While the manager is largely responsible for what happens on the pitch, the board are the people charged with the effective running of the club under company law. Unfortunately, the “board” at Shielfield seems to exist in name only, with the majority of directors sidelined by the ruling clique of Wilson, Forsyth and Darling. These are the people who decide what happens at Berwick Rangers, and their efforts deserve closer scrutiny.

The chairman’s silence on the current crisis affecting the club is remarkable but not untypical. Doubtless he will be quick enough to trumpet any improvement in the club’s finances at the May AGM, but he should ask himself whether Berwick Rangers are better off now than they were a year ago. At the bank? Possibly, though an overdraft converted into a loan is still a debt; On the pitch? Absolutely not - check the league table then contrast and compare with John Coughlin’s impact at Stenhousemuir; Dressing room morale? In tatters; On the terraces? Not if you listened to supporters who spent all afternoon at Kirkcaldy chanting for Renwick to be sacked. There is a fine balance between financial prudence and putting a team on the park that isn’t a laughing stock. That balance looks like a distant dream at the moment.

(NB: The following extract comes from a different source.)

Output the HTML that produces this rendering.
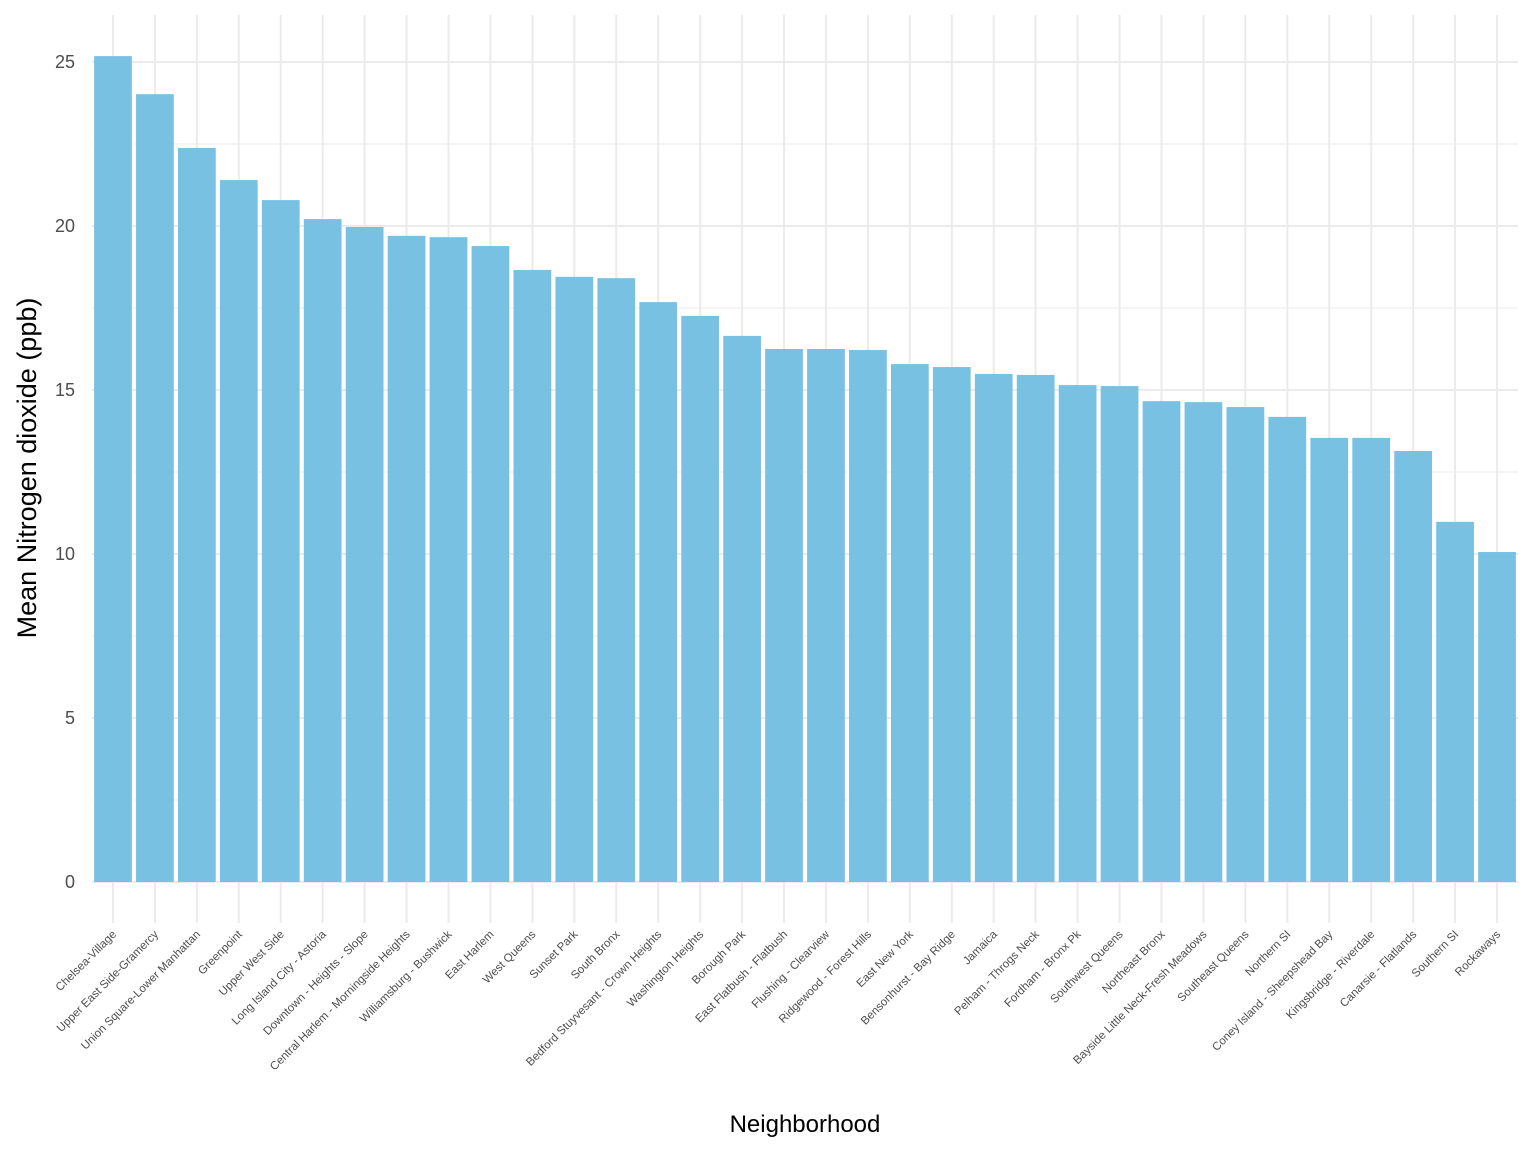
<!DOCTYPE html>
<html><head><meta charset="utf-8"><style>
html,body{margin:0;padding:0;background:#fff;}
svg{display:block;font-family:"Liberation Sans",Arial,sans-serif;}
</style></head><body>
<svg id="chart" width="1536" height="1152" viewBox="0 0 1536 1152">
<g id="grid"></g>
<g id="bars"></g>
<g id="yticks"></g>
<g id="xticks"></g>
<text x="805" y="1132" font-size="24" text-anchor="middle" fill="#000">Neighborhood</text>
<text transform="translate(36,468) rotate(-90)" font-size="27" text-anchor="middle" fill="#000">Mean Nitrogen dioxide (ppb)</text>
</svg>
<script>
const categories = ["Chelsea-Village","Upper East Side-Gramercy","Union Square-Lower Manhattan","Greenpoint","Upper West Side","Long Island City - Astoria","Downtown - Heights - Slope","Central Harlem - Morningside Heights","Williamsburg - Bushwick","East Harlem","West Queens","Sunset Park","South Bronx","Bedford Stuyvesant - Crown Heights","Washington Heights","Borough Park","East Flatbush - Flatbush","Flushing - Clearview","Ridgewood - Forest Hills","East New York","Bensonhurst - Bay Ridge","Jamaica","Pelham - Throgs Neck","Fordham - Bronx Pk","Southwest Queens","Northeast Bronx","Bayside Little Neck-Fresh Meadows","Southeast Queens","Northern SI","Coney Island - Sheepshead Bay","Kingsbridge - Riverdale","Canarsie - Flatlands","Southern SI","Rockaways"];
const values = [25.18,24.02,22.38,21.40,20.79,20.21,19.97,19.70,19.66,19.39,18.66,18.45,18.41,17.68,17.26,16.65,16.25,16.25,16.22,15.79,15.70,15.49,15.46,15.15,15.12,14.66,14.63,14.48,14.18,13.54,13.54,13.14,10.98,10.06];
const yTicks = [0,5,10,15,20,25];
const yMinor = [2.5,7.5,12.5,17.5,22.5];

const NS="http://www.w3.org/2000/svg";
const panelLeft=92,panelRight=1518,panelTop=15,panelBottom=923;
const y0=882, pxPerUnit=32.8;
const nCat=categories.length;
const step=(panelRight-panelLeft)/nCat;
function yScale(v){return y0-v*pxPerUnit;}
function xScale(i){return panelLeft+step*(i+0.5);}
function mk(tag,attrs,parent){const e=document.createElementNS(NS,tag);for(const k in attrs)e.setAttribute(k,attrs[k]);parent.appendChild(e);return e;}
const grid=document.getElementById('grid'),bars=document.getElementById('bars'),yt=document.getElementById('yticks'),xt=document.getElementById('xticks');
yMinor.forEach(v=>{const l=mk('line',{x1:panelLeft,x2:panelRight,y1:yScale(v),y2:yScale(v),stroke:'#ebebeb','stroke-width':1},grid);

});
yTicks.forEach(v=>{const l=mk('line',{x1:panelLeft,x2:panelRight,y1:yScale(v),y2:yScale(v),stroke:'#ebebeb','stroke-width':2},grid);


const t=mk('text',{x:75,y:yScale(v)+6,'font-size':18,'text-anchor':'end',fill:'#4d4d4d'},yt);t.textContent=v;

});
categories.forEach((c,i)=>{const x=xScale(i);
const g=mk('line',{x1:x,x2:x,y1:panelTop,y2:panelBottom,stroke:'#ebebeb','stroke-width':2},grid);


const w=step*0.9;
const r=mk('rect',{x:x-w/2,y:yScale(values[i]),width:w,height:y0-yScale(values[i]),fill:'#79c1e3'},bars);


const t=mk('text',{transform:`translate(${x+4},${935}) rotate(-45)`,'font-size':11.5,'text-anchor':'end',fill:'#4d4d4d'},xt);t.textContent=c;

});
</script>
</body></html>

Rangers supporters with longer memories will recall that during their time on the terracing chairman Wilson and director Forsyth were some of the most vocal critics of poor performances and ineffective management. Their own experience seems to have taught them very little. Their knee-jerk reaction to criticism, however justified, is to batten down the hatches and continue the “us against the rest of the world” siege mentality, avoiding any form of constructive dialogue that might lead to improvements.

That contributes towards the general air of despondency at Shielfield, compounded by the board (sorry, ruling clique’s) relations with the two main supporters organisations, the supporters club and the trust. Without the financial contribution of both, the continued survival of the club would be an even greater challenge, yet relations with the former have deteriorated and they remain in a state of permanent conflict with the latter. It would be a pleasant surprise if the other members of the board, Messrs Davidson, Hush, McLaren, Parkin or Porteous were to emerge from the sidelines to help steer the club back into calmer waters, but the feeling remains that their influence is minimal and that they have been well and truly sidelined. Recent attempts by the chairman to persuade the Berwick Advertiser to drop David Cook’s away match reports because he’s had the temerity to criticise the running of the club speak volumes about his approach to free speech and a general interest in the future success of Berwick Rangers.

For some time now, there has been the sense that there is something rotten at the heart of Berwick Rangers FC, despite the good work of many. The chairman has the opportunity, through the pages of the Berwick Advertiser, to disprove that theory and convince an increasingly disenchanted support that he has a future plan for the club that will see it emerge from its current travails to be regarded with the same degree of admiration as well-run outfits like Brechin City. The ruling clique can no longer lay the blame for Berwick Rangers’ demise at the door of Jamie Curle, Paul Smith, John Coughlin, the injury crisis, leaves on the line, Uncle Tom Cobbley and all. It’s time for chairman Wilson and his cronies to take full responsibility for the mess that Berwick Rangers find themselves in.

The challenge for them is not only accepting that responsibility, but sorting it out. If they can’t do that, then it’s time for them to go.